17) Common pitfalls (and easy escapes)

Finally, it helps to know the usual traps so you can spot them early. These problems show up again and again in People Analytics. The good news: they all have known solutions.

Patterns you’ll probably see

  • Pitfall: Headcount doesn’t match month to month.
    Escape: Use snapshot facts and SCD Type 2 for org/manager/job.
  • Pitfall: Joining everything feels slow and brittle.
    Escape: Denormalize key attributes into facts; create star schemas for the BI layer.
  • Pitfall: Employees appear twice.
    Escape: Mastering + deduplication rules (match on name + DOB + official ID/email).
  • Pitfall: Different systems disagree on IDs.
    Escape: Surrogate keys in the warehouse; keep all source IDs as attributes.
  • Pitfall: No one agrees who counts as headcount.
    Escape: Write definitions down. Publish them. Enforce them.

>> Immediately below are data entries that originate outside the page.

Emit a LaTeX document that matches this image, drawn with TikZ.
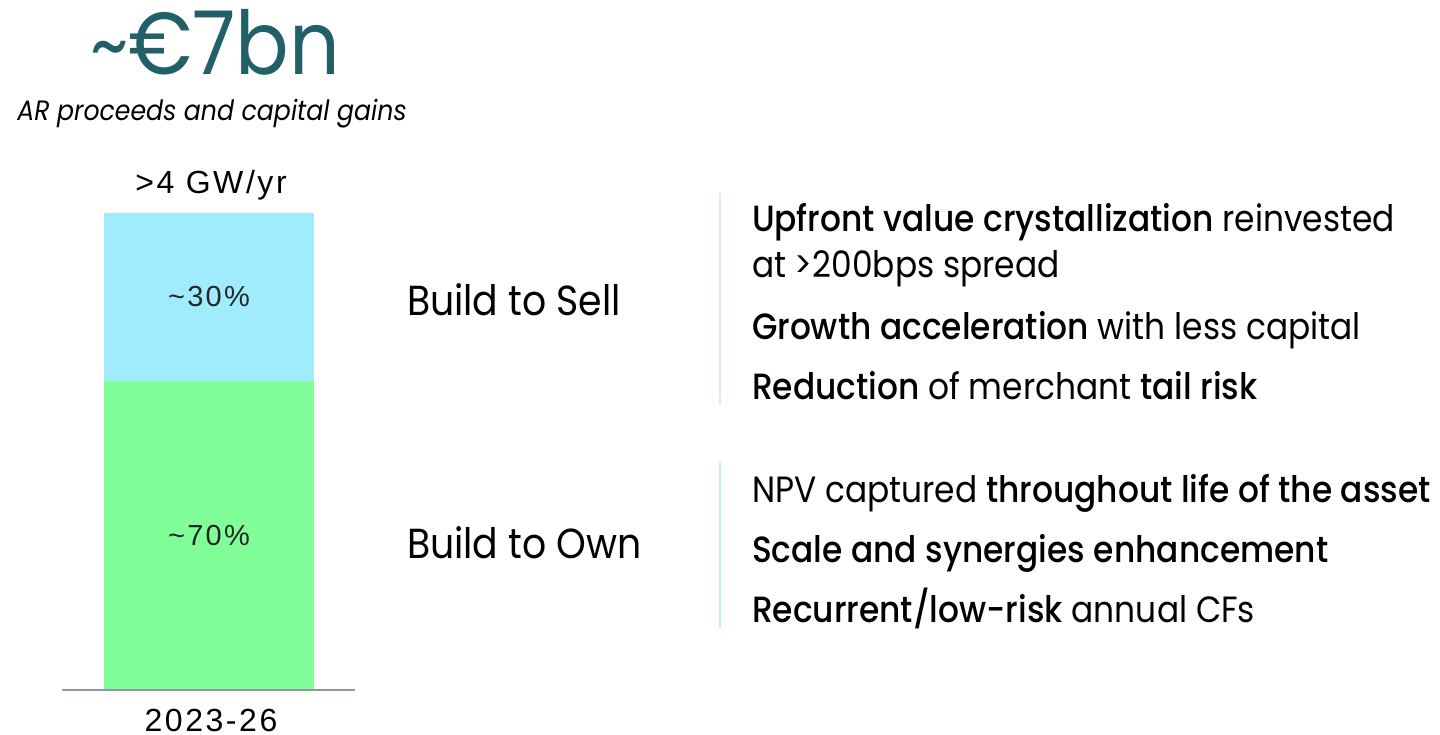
\documentclass[tikz,border=0pt]{standalone}
\usepackage{fontspec}
\setmainfont{Poppins}[FakeStretch=0.9, BoldFont={* Medium}]
\newfontfamily\barfont{Liberation Sans}[LetterSpace=8]
\usetikzlibrary{positioning}

\definecolor{titleteal}{RGB}{33,96,102}
\definecolor{sellblue}{RGB}{160,236,252}
\definecolor{owngreen}{RGB}{128,255,153}
\definecolor{axisgray}{RGB}{138,155,160}
\definecolor{sellline}{RGB}{212,238,244}
\definecolor{ownline}{RGB}{198,246,210}

\begin{document}
\begin{tikzpicture}[x=1pt, y=-1pt,
    every node/.style={inner sep=0pt, outer sep=0pt},
    barlabel/.style={font=\barfont\fontsize{29}{33}\selectfont, text=black!85},
    modelname/.style={anchor=base west, font=\fontsize{42}{48}\selectfont},
    point/.style={anchor=base west, align=left, font=\fontsize{36.5}{46}\selectfont},
    sepline/.style={line width=1.2pt}]
  \useasboundingbox (0,0) rectangle (1440,735);

  % headline
  \node[anchor=base west, font=\fontsize{88}{92}\selectfont, text=titleteal] (total) at (90,75) {{\fontsize{82}{82}\selectfont\raisebox{1pt}{\textasciitilde}}€7bn};
  \node[anchor=base, font=\itshape\fontsize{28}{32}\selectfont] (subtitle) at (212,121) {AR proceeds and capital gains};

  % stacked bar
  \node[fill=sellblue, minimum width=210pt, minimum height=168pt, anchor=north west, barlabel] (sellbar) at (104,213) {\textasciitilde30\%};
  \node[fill=owngreen, minimum width=210pt, minimum height=309pt, anchor=north, barlabel] (ownbar) at (sellbar.south) {\textasciitilde70\%};
  \node[anchor=base, font=\barfont\fontsize{32}{36}\selectfont] (capacity) at (211,194) {>4 GW/yr};
  \node[anchor=base, font=\barfont\fontsize{32}{36}\selectfont] (period) at (211,731) {2023-26};
  \coordinate (axisleft) at (62,690);
  \coordinate (axisright) at (355,690);
  \draw[axisgray, line width=2pt] (axisleft) -- (axisright);

  % models
  \node[modelname] (sell) at (407,316) {Build to Sell};
  \node[modelname] (own) at (407,558) {Build to Own};

  % separators
  \coordinate (selltop) at (720,193);
  \coordinate (sellbottom) at (720,405);
  \coordinate (owntop) at (720,462);
  \coordinate (ownbottom) at (720,628);
  \draw[sepline, sellline] (selltop) -- (sellbottom);
  \draw[sepline, ownline] (owntop) -- (ownbottom);

  % sell points
  \node[point] (sellone) at (752,278) {\textbf{Upfront value crystallization} reinvested\\at >200bps spread};
  \node[point] (selltwo) at (752,339) {\textbf{Growth acceleration} with less capital};
  \node[point] (sellthree) at (752,399) {\textbf{Reduction} of merchant \textbf{tail risk}};

  % own points
  \node[point] (ownone) at (752,502) {NPV captured \textbf{throughout life of the asset}};
  \node[point] (owntwo) at (752,562) {\textbf{Scale and synergies enhancement}};
  \node[point] (ownthree) at (752,622) {\textbf{Recurrent/low-risk} annual CFs};
\end{tikzpicture}
\end{document}
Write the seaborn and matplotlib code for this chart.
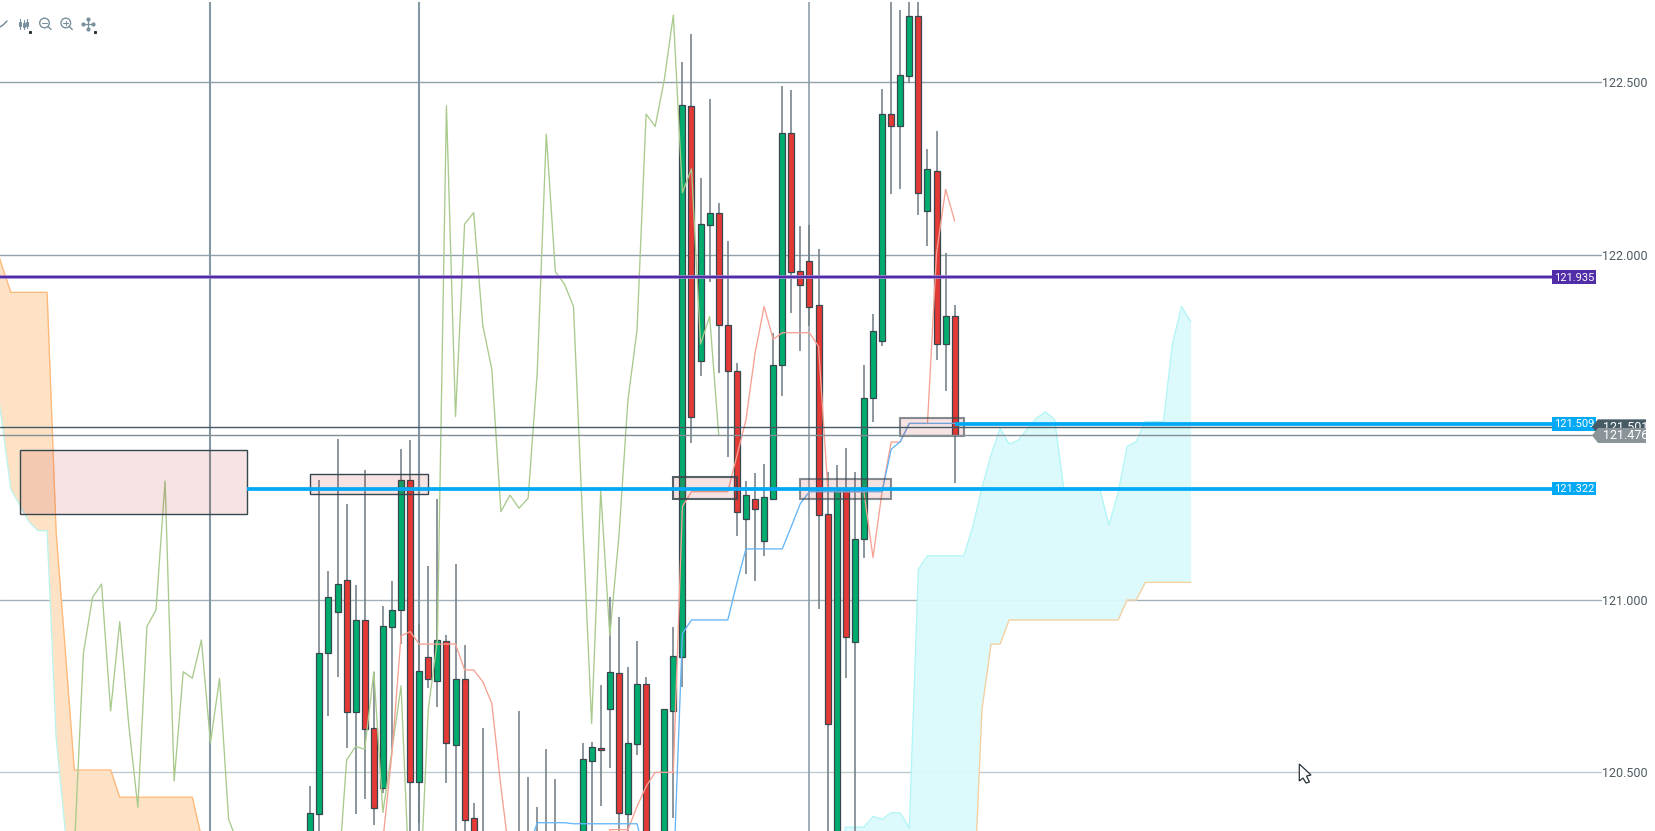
import numpy as np
import pandas as pd
import matplotlib
matplotlib.use("Agg")
import matplotlib.pyplot as plt
import seaborn as sns
from matplotlib.patches import Polygon, Circle, Rectangle
from matplotlib.transforms import blended_transform_factory

nan = float('nan')

# candles, one entry per bar (nan = bar is completely below the visible range)
opens = [120.187,120.378,120.846,120.965,121.056,120.673,120.940,120.627,120.453,120.921,
         120.970,121.346,120.470,120.835,120.765,120.879,120.579,120.770,120.366,120.30,
         nan,nan,nan,120.28,120.28,120.28,120.28,120.28,nan,nan,
         120.2,120.532,120.571,120.682,120.787,120.378,120.580,120.755,nan,120.2,
         120.676,120.835,122.432,121.693,122.087,122.121,121.797,121.662,121.234,121.291,
         121.169,121.293,121.680,122.352,121.952,121.983,121.854,121.249,120.2,121.318,
         120.876,121.175,121.584,121.751,122.408,122.372,122.519,122.693,122.126,122.244,
         121.741,121.821]
highs = [120.460,121.347,121.084,121.465,121.277,121.042,121.376,120.791,120.982,121.055,
         121.437,121.463,120.929,121.098,121.291,120.897,121.103,120.868,120.409,120.627,
         nan,nan,nan,120.677,120.485,120.398,120.566,120.479,nan,nan,
         120.585,120.588,120.752,121.007,120.951,120.804,120.880,120.777,nan,120.682,
         120.920,122.558,122.640,122.222,122.452,122.151,122.039,121.685,121.344,121.368,
         121.393,121.772,122.490,122.478,122.084,122.086,122.016,121.371,121.390,121.439,
         121.371,121.680,121.828,122.480,122.80,122.710,122.80,122.80,122.307,122.359,
         122.004,121.854]
lows = [120.15,120.2,120.663,120.775,120.571,120.378,120.421,120.346,120.440,120.564,
        120.871,120.2,120.351,120.743,120.688,120.467,120.2,120.2,120.15,120.15,
        nan,nan,nan,120.15,120.15,120.15,120.15,120.15,nan,nan,
        120.15,120.2,120.402,120.513,120.2,120.2,120.549,120.15,nan,120.15,
        120.366,120.748,121.453,121.647,121.922,121.658,121.415,121.185,121.074,121.055,
        121.127,121.289,121.591,121.830,121.722,121.794,120.973,120.2,120.15,120.774,
        120.2,121.122,121.516,121.736,122.176,122.192,122.497,122.115,122.026,121.695,
        121.606,121.337]
closes = [120.380,120.844,121.007,121.045,120.673,120.940,120.624,120.395,120.924,120.971,
          121.346,120.470,120.793,120.770,120.882,120.584,120.770,120.361,120.2,120.25,
          nan,nan,nan,120.22,120.22,120.22,120.22,120.22,nan,nan,
          120.537,120.574,120.563,120.790,120.380,120.584,120.755,120.2,nan,120.682,
          120.836,122.434,121.529,122.090,122.121,121.796,121.662,121.255,121.304,121.263,
          121.297,121.680,122.352,121.949,121.912,121.848,121.245,120.639,121.318,120.893,
          121.177,121.584,121.780,122.408,122.372,122.521,122.693,122.178,122.249,121.741,
          121.821,121.477]

# ichimoku lines
chikou = [120.274,120.844,121.006,121.045,120.677,120.936,120.636,120.398,120.922,120.970,
          121.344,120.474,120.791,120.772,120.883,120.585,120.771,120.363,120.294,
          120.1,120.1,120.1,120.1,120.1,120.1,120.1,120.1,120.1,120.1,120.164,
          120.535,120.574,120.566,120.791,120.383,120.564,120.750,120.123,120.103,120.682,
          120.883,122.432,121.531,122.089,122.122,121.796,121.668,121.255,121.303,121.265,
          121.294,121.656,122.350,121.951,121.915,121.850,121.231,120.641,121.316,120.895,
          121.183,121.579,121.782,122.408,122.372,122.507,122.695,122.180,122.249,121.741,
          121.821,121.477]
tenkan = [120.303,120.555,120.895,120.907,120.871,120.871,120.871,120.871,120.871,120.796,
          120.796,120.762,120.699,120.458,120.245,120.1,120.1,120.1,120.1,120.1,
          120.1,120.1,120.1,120.1,120.1,120.333,120.333,120.333,120.400,120.458,
          120.499,120.499,120.499,121.270,121.313,121.313,121.313,121.313,121.313,121.417,
          121.521,121.714,121.850,121.755,121.774,121.774,121.774,121.774,121.734,121.328,
          121.313,121.313,121.313,121.313,121.122,121.313,121.457,121.457,121.511,121.511,
          121.511,122.005,122.190,122.098]
kijun = [120.274,120.353,120.353,120.353,120.353,120.350,120.350,120.350,120.350,120.350,
         120.350,120.350,120.350,120.245,120.2,120.2,120.19,120.902,120.941,120.941,
         120.941,120.941,120.941,121.048,121.147,121.147,121.147,121.147,121.147,121.212,
         121.279,121.313,121.313,121.313,121.313,121.313,121.313,121.313,121.313,121.313,
         121.436,121.458,121.511,121.511,121.511,121.511,121.511,121.511]

# kumo, left part (bars -35 to -12) and right part (bars 58 to 97)
span_b_left = [122.057,121.970,121.891,121.891,121.891,121.891,121.891,121.193,120.854,120.506,
               120.506,120.506,120.506,120.506,120.427,120.427,120.427,120.427,120.427,120.427,
               120.427,120.427,120.427,120.312]
span_a_left = [121.695,121.521,121.320,121.274,121.226,121.200,121.200,120.599,120.329,120.2,
               120.2,120.2,120.2,120.2,120.2,120.2,120.2,120.2,120.2,120.2,
               120.2,120.2,120.2,120.2]
span_a_right = [120.25,120.340,120.340,120.340,120.371,120.363,120.382,120.382,120.337,121.088,
                121.127,121.127,121.127,121.127,121.127,121.212,121.324,121.419,121.497,121.451,
                121.462,121.495,121.526,121.544,121.523,121.323,121.323,121.323,121.323,121.318,
                121.216,121.309,121.444,121.458,121.516,121.516,121.516,121.743,121.850,121.806]
span_b_right = [120.071,120.071,120.071,120.071,120.071,120.071,120.071,120.071,120.071,120.071,
                120.071,120.071,120.071,120.071,120.071,120.071,120.680,120.871,120.871,120.941,
                120.941,120.941,120.941,120.941,120.941,120.941,120.941,120.941,120.941,120.941,
                120.941,120.941,120.999,120.999,121.050,121.050,121.050,121.050,121.050,121.050]

# zones: first bar, last bar, top price, bottom price
zone_start = [-32, 0, 40, 54, 65]
zone_end = [-7, 13, 47, 64, 72]
zone_top = [121.433, 121.363, 121.357, 121.349, 121.526]
zone_bottom = [121.248, 121.306, 121.291, 121.291, 121.475]

price_ticks = [120.5, 121.0, 122.0, 122.5]
price_tick_labels = ['120.500', '121.000', '122.000', '122.500']
session_bars = [-11, 12, 55]

df = pd.DataFrame({'bar': np.arange(72), 'open': opens, 'high': highs, 'low': lows, 'close': closes}).dropna()
up = df[df['close'] >= df['open']]
down = df[df['close'] < df['open']]

W, H = 1656, 831
PX = 9.076  # one bar in pixels
sns.set_theme(style='white')
plt.rcParams['font.family'] = ['Roboto', 'DejaVu Sans']

fig = plt.figure(figsize=(W / 100, H / 100), dpi=100)
ax = fig.add_axes([0, 0, 1, 829 / 831])
xlim = (-310.3 / PX, (W - 310.3) / PX)
ylim = (120.329, 122.733)

side = blended_transform_factory(ax.transAxes, ax.transData)


def fx(px):
    return px / W


# grid
for v, c in zip(price_ticks, ['#bfcbd1', '#a3b0b7', '#8fa1ab', '#8fa1ab']):
    ax.axhline(v, xmax=fx(1600.7), color=c, lw=1.0, zorder=1)
for b, w in zip(session_bars, [1.5, 1.5, 1.1]):
    ax.axvline(b, color='#8497a3', lw=w, zorder=1)

# kumo
left_idx = np.arange(-35, -11)
right_idx = np.arange(58, 98)
ax.fill_between(left_idx, span_a_left, span_b_left, color='#fde2c6', lw=0, zorder=1.5)
ax.fill_between(right_idx, span_b_right, span_a_right, color='#dbfafb', alpha=0.95, lw=0, zorder=1.5)
sns.lineplot(x=left_idx, y=span_b_left, color='#ffb877', linewidth=0.95, ax=ax, zorder=2)
sns.lineplot(x=left_idx, y=span_a_left, color='#bdf2ea', linewidth=0.95, ax=ax, zorder=2)
sns.lineplot(x=right_idx, y=span_a_right, color='#b0f5f7', linewidth=0.95, ax=ax, zorder=2)
sns.lineplot(x=right_idx, y=span_b_right, color='#f5cf9f', linewidth=0.95, ax=ax, zorder=2)

# candles
ax.vlines(df['bar'], df['low'], df['high'], color='#727f86', lw=1.15, zorder=3)
ax.bar(up['bar'], up['close'] - up['open'], bottom=up['open'], width=0.66,
       color='#00ad6e', edgecolor='#37474f', linewidth=0.9, zorder=4)
ax.bar(down['bar'], down['open'] - down['close'], bottom=down['close'], width=0.66,
       color='#e53935', edgecolor='#37474f', linewidth=0.9, zorder=4)

# ichimoku
sns.lineplot(x=np.arange(-26, 46), y=chikou, color='#a9ca8c', linewidth=0.95, ax=ax, zorder=5)
sns.lineplot(x=np.arange(8, 72), y=tenkan, color='#f6a193', linewidth=0.95, ax=ax, zorder=5)
sns.lineplot(x=np.arange(24, 72), y=kijun, color='#64b5f6', linewidth=0.95, ax=ax, zorder=5)

# zones
for s, e, t, b, a in zip(zone_start, zone_end, zone_top, zone_bottom, [1, 1, 0.85, 0.6, 0.6]):
    ax.add_patch(Rectangle((s, b), e - s, t - b, facecolor='#b71c1c', alpha=0.12, lw=0, zorder=6))
    ax.add_patch(Rectangle((s, b), e - s, t - b, fill=False, edgecolor='#37474f', alpha=a,
                           lw=1.0 if a == 1 else 1.5, zorder=6))

# price lines
ax.axhline(121.501, xmax=fx(1592), color='#455a64', lw=1.0, zorder=6)
ax.axhline(121.476, xmax=fx(1592), color='#828e94', lw=1.0, zorder=6)
ax.axhline(121.935, xmax=fx(1552), color='#b39ddb', lw=2.6, zorder=6.5)
ax.axhline(121.935, xmax=fx(1552), color='#512da8', lw=1.7, zorder=6.6)
ax.hlines(121.322, -7, (1552 - 310.3) / PX, color='#03a9f4', lw=2.7, zorder=6.5)
ax.hlines(121.509, 71, (1552 - 310.3) / PX, color='#03a9f4', lw=2.7, zorder=6.5)


def box_label(price, color):
    hh = 6.7 / 344.85
    ax.add_patch(Rectangle((fx(1552), price - hh), 44 / W, 2 * hh, transform=side,
                           color=color, lw=0, zorder=7))
    ax.text(fx(1574), price - 0.001, f'{price:.3f}', transform=side, color='white', fontsize=8,
            ha='center', va='center', zorder=7.1)


def tag_label(price, color, order):
    hh = 7.5 / 344.85
    pts = [(fx(1592), price), (fx(1598), price + hh), (fx(1646), price + hh),
           (fx(1646), price - hh), (fx(1598), price - hh)]
    ax.add_patch(Polygon(pts, closed=True, transform=side, color=color, lw=0, zorder=order))
    ax.text(fx(1603), price - 0.001, f'{price:.3f}', transform=side, color='white', fontsize=9,
            ha='left', va='center', zorder=order + 0.1)


box_label(121.935, '#512da8')
box_label(121.322, '#03a9f4')
box_label(121.509, '#03a9f4')
tag_label(121.501, '#455a64', 8)
tag_label(121.476, '#8a9499', 9)

# price axis sits inside the plot
ax.yaxis.tick_right()
ax.set_yticks(price_ticks)
ax.set_yticklabels(price_tick_labels)
ax.tick_params(axis='y', length=0, pad=-38.6, labelsize=9, labelcolor='#4d5b62')
ax.set_xticks([])
ax.set_xlabel('')
ax.set_ylabel('')
ax.set_xlim(xlim)
ax.set_ylim(ylim)
for s in ax.spines.values():
    s.set_visible(False)

# toolbar icons and mouse pointer, drawn in screen pixels
ov = fig.add_axes([0, 0, 1, 1], facecolor='none')
ov.set_xlim(0, W)
ov.set_ylim(H, 0)
ov.axis('off')
ic = '#78909c'
ov.plot([0, 3, 7], [27, 25, 21], color=ic, lw=1.1)
for x0, t, b in [(20, 19, 29), (24, 20, 29), (27, 19, 28)]:
    ov.plot([x0, x0], [t, b], color=ic, lw=0.8)
    ov.add_patch(Rectangle((x0 - 1, t + 3), 2, 4, fill=False, edgecolor=ic, lw=0.7))
for cx, plus in [(44.5, False), (65.8, True)]:
    ov.add_patch(Circle((cx, 23), 4.8, fill=False, edgecolor=ic, lw=1))
    ov.plot([cx + 3.5, cx + 6.5], [26.5, 29.5], color=ic, lw=1)
    ov.plot([cx - 2.3, cx + 2.3], [23, 23], color=ic, lw=0.8)
    if plus:
        ov.plot([cx, cx], [20.7, 25.3], color=ic, lw=0.8)
ov.plot([83, 93], [24, 24], color=ic, lw=0.9)
ov.plot([88, 88], [19, 29], color=ic, lw=0.9)
ov.plot([83, 93], [24, 24], ls='none', marker='o', ms=2, color=ic)
ov.plot([88, 88], [19, 29], ls='none', marker='o', ms=2, color=ic)
ov.plot([30], [32], marker='s', ms=1.2, color='#263238')
ov.plot([95.5], [32], marker='s', ms=1.2, color='#263238')
cursor = [(1299.3, 764), (1299.3, 781), (1303, 778), (1306, 783), (1309.5, 782), (1306.5, 776), (1311, 775)]
ov.add_patch(Polygon(cursor, closed=True, facecolor='white', edgecolor='#263238', lw=0.9))

fig.savefig('out.png', dpi=100)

Final Thoughts: Start clear, stay consistent, grow carefully

You don’t need to be a data engineer to care about data modeling. If you work in HR or People Analytics, you live with the consequences of good or bad models every single day.

If you remember only three things, let them be these:

  1. Clarity beats complexity.
    Start with plain-language definitions: What is an employee? What is headcount? What is a department? Make sure your data model reflects those definitions.
  2. History is gold.
    Use SCD Type 2 and snapshots to preserve how your workforce looked at different points in time. It’s impossible to have serious People Analytics without reliable history.
  3. Design for humans, not just machines.
    Normalize the core for correctness, but give your users simple, fast, denormalized views for analysis. Build a model that people can actually use without getting lost.

When your model is thoughtful and well-structured, something shifts. The conversations move away from “Why doesn’t this number match?” and toward “What story is this data telling, and what should we do next?”

That’s when People Analytics goes from reactive reporting to strategic impact—powered quietly, but decisively, by solid data modeling.